▼
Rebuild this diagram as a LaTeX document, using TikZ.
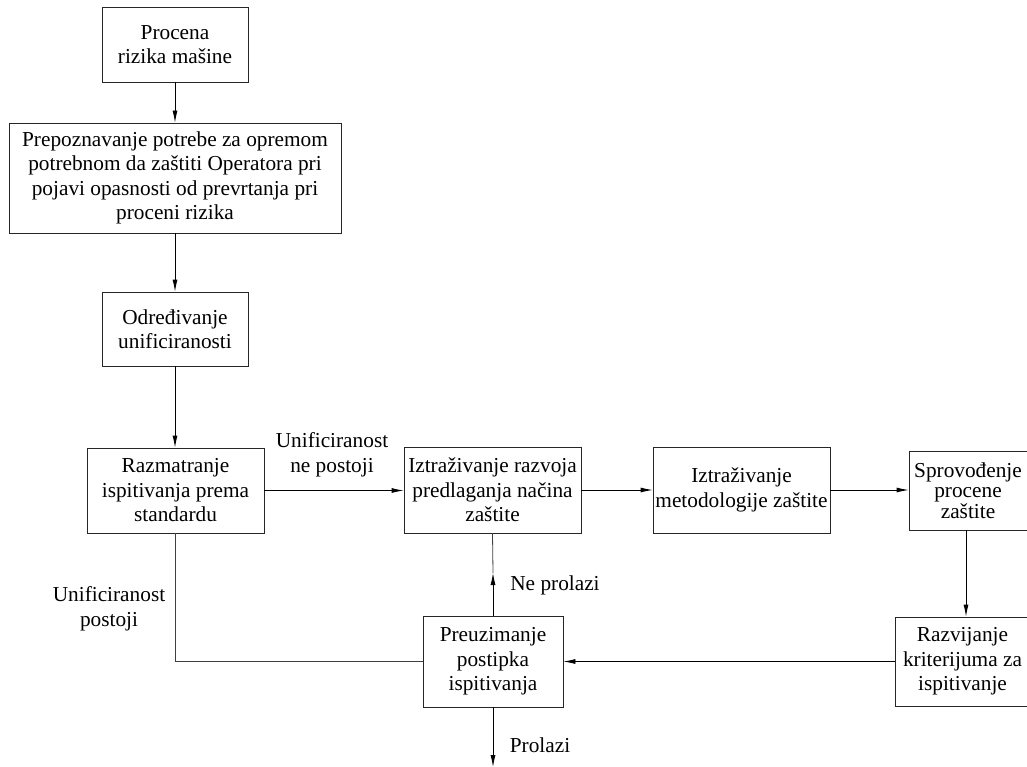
\documentclass[tikz,border=0pt]{standalone}
\usepackage{fontspec}
\setmainfont{Liberation Serif}
\usetikzlibrary{arrows.meta}
\begin{document}
\begin{tikzpicture}[x=1pt,y=-1pt,
  box/.style={draw=black!85,line width=0.8pt,rectangle,align=center,inner sep=0pt,
    font=\fontsize{21.3}{24.5}\selectfont},
  lbl/.style={align=center,inner sep=0pt,font=\fontsize{21.3}{24.5}\selectfont},
  arr/.style={-{Latex[length=12pt,width=5pt]},line width=0.8pt},
  ln/.style={line width=0.8pt,draw=black!75}]
\useasboundingbox (0,0) rectangle (1027,767);
\clip (0,0) rectangle (1027,767);
\node[box,minimum width=146pt,minimum height=75pt] (b1) at (175,44.5) {Procena\\rizika mašine};
\node[box,minimum width=332pt,minimum height=110pt] (b2) at (175,178) {Prepoznavanje potrebe za opremom\\potrebnom da zaštiti Operatora pri\\pojavi opasnosti od prevrtanja pri\\proceni rizika};
\node[box,minimum width=146pt,minimum height=74pt] (b3) at (175,329) {Određivanje\\unificiranosti};
\node[box,minimum width=177pt,minimum height=85pt] (b4) at (175.5,490.5) {Razmatranje\\ispitivanja prema\\standardu};
\node[box,minimum width=177pt,minimum height=86pt] (b5) at (492.5,490) {Iztraživanje razvoja\\predlaganja načina\\zaštite};
\node[box,minimum width=177pt,minimum height=86pt] (b6) at (741.5,490) {Iztraživanje\\metodologije zaštite};
\node[box,minimum width=118pt,minimum height=79pt,font=\fontsize{21.3}{20.5}\selectfont] (b7) at (968,490.5) {Sprovođenje\\procene\\zaštite};
\node[box,minimum width=135pt,minimum height=89pt] (b8) at (962.5,661.5) {Razvijanje\\kriterijuma za\\ispitivanje};
\node[box,minimum width=140pt,minimum height=91pt] (b9) at (493,661.5) {Preuzimanje\\postipka\\ispitivanja};

\node[lbl] (l1) at (332,455) {Unificiranost\\ne postoji};
\node[lbl] (l2) at (109,609) {Unificiranost\\postoji};
\node[lbl] (l3) at (555,585) {Ne prolazi};
\node[lbl] (l4) at (540,745) {Prolazi};

\coordinate (np) at (493,573);
\coordinate (out) at (493,767);

\draw[arr] (b1.south) -- (b2.north);
\draw[arr] (b2.south) -- (b3.north);
\draw[arr] (b3.south) -- (b3.south |- b4.north);
\draw[arr] (b4.east) -- (b4.east -| b5.west);
\draw[arr] (b5.east) -- (b5.east -| b6.west);
\draw[arr] (b6.east) -- (b6.east -| b7.west);
\draw[arr] ([xshift=-2pt]b7.south) -- ([xshift=-2pt]b7.south |- b8.north);
\draw[arr] (b8.west) -- (b8.west -| b9.east);
\draw[arr] (b9.north) -- (np);
\draw[ln] (np) -- (b5.south);
\draw[arr] (b9.south) -- (out);
\draw[ln] (b4.south) |- (b9.west);
\end{tikzpicture}
\end{document}
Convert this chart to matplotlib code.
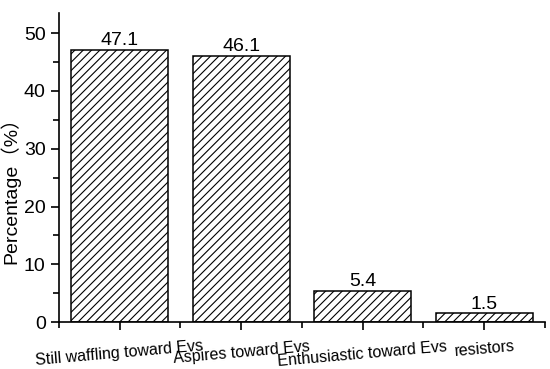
▲
[Requirements]
Reproduce every record above exactly, but leave out the pictures.

[Solution]
Rebuild this diagram as a LaTeX document, using TikZ.
\documentclass[tikz,border=0pt]{standalone}
\usepackage{fontspec}
\setmainfont{Liberation Serif}
\usetikzlibrary{arrows.meta}
\begin{document}
\begin{tikzpicture}[x=1pt,y=-1pt,
  box/.style={draw=black!85,line width=0.8pt,rectangle,align=center,inner sep=0pt,
    font=\fontsize{21.3}{24.5}\selectfont},
  lbl/.style={align=center,inner sep=0pt,font=\fontsize{21.3}{24.5}\selectfont},
  arr/.style={-{Latex[length=12pt,width=5pt]},line width=0.8pt},
  ln/.style={line width=0.8pt,draw=black!75}]
\useasboundingbox (0,0) rectangle (1027,767);
\clip (0,0) rectangle (1027,767);
\node[box,minimum width=146pt,minimum height=75pt] (b1) at (175,44.5) {Procena\\rizika mašine};
\node[box,minimum width=332pt,minimum height=110pt] (b2) at (175,178) {Prepoznavanje potrebe za opremom\\potrebnom da zaštiti Operatora pri\\pojavi opasnosti od prevrtanja pri\\proceni rizika};
\node[box,minimum width=146pt,minimum height=74pt] (b3) at (175,329) {Određivanje\\unificiranosti};
\node[box,minimum width=177pt,minimum height=85pt] (b4) at (175.5,490.5) {Razmatranje\\ispitivanja prema\\standardu};
\node[box,minimum width=177pt,minimum height=86pt] (b5) at (492.5,490) {Iztraživanje razvoja\\predlaganja načina\\zaštite};
\node[box,minimum width=177pt,minimum height=86pt] (b6) at (741.5,490) {Iztraživanje\\metodologije zaštite};
\node[box,minimum width=118pt,minimum height=79pt,font=\fontsize{21.3}{20.5}\selectfont] (b7) at (968,490.5) {Sprovođenje\\procene\\zaštite};
\node[box,minimum width=135pt,minimum height=89pt] (b8) at (962.5,661.5) {Razvijanje\\kriterijuma za\\ispitivanje};
\node[box,minimum width=140pt,minimum height=91pt] (b9) at (493,661.5) {Preuzimanje\\postipka\\ispitivanja};

\node[lbl] (l1) at (332,455) {Unificiranost\\ne postoji};
\node[lbl] (l2) at (109,609) {Unificiranost\\postoji};
\node[lbl] (l3) at (555,585) {Ne prolazi};
\node[lbl] (l4) at (540,745) {Prolazi};

\coordinate (np) at (493,573);
\coordinate (out) at (493,767);

\draw[arr] (b1.south) -- (b2.north);
\draw[arr] (b2.south) -- (b3.north);
\draw[arr] (b3.south) -- (b3.south |- b4.north);
\draw[arr] (b4.east) -- (b4.east -| b5.west);
\draw[arr] (b5.east) -- (b5.east -| b6.west);
\draw[arr] (b6.east) -- (b6.east -| b7.west);
\draw[arr] ([xshift=-2pt]b7.south) -- ([xshift=-2pt]b7.south |- b8.north);
\draw[arr] (b8.west) -- (b8.west -| b9.east);
\draw[arr] (b9.north) -- (np);
\draw[ln] (np) -- (b5.south);
\draw[arr] (b9.south) -- (out);
\draw[ln] (b4.south) |- (b9.west);
\end{tikzpicture}
\end{document}
Convert this chart to matplotlib code.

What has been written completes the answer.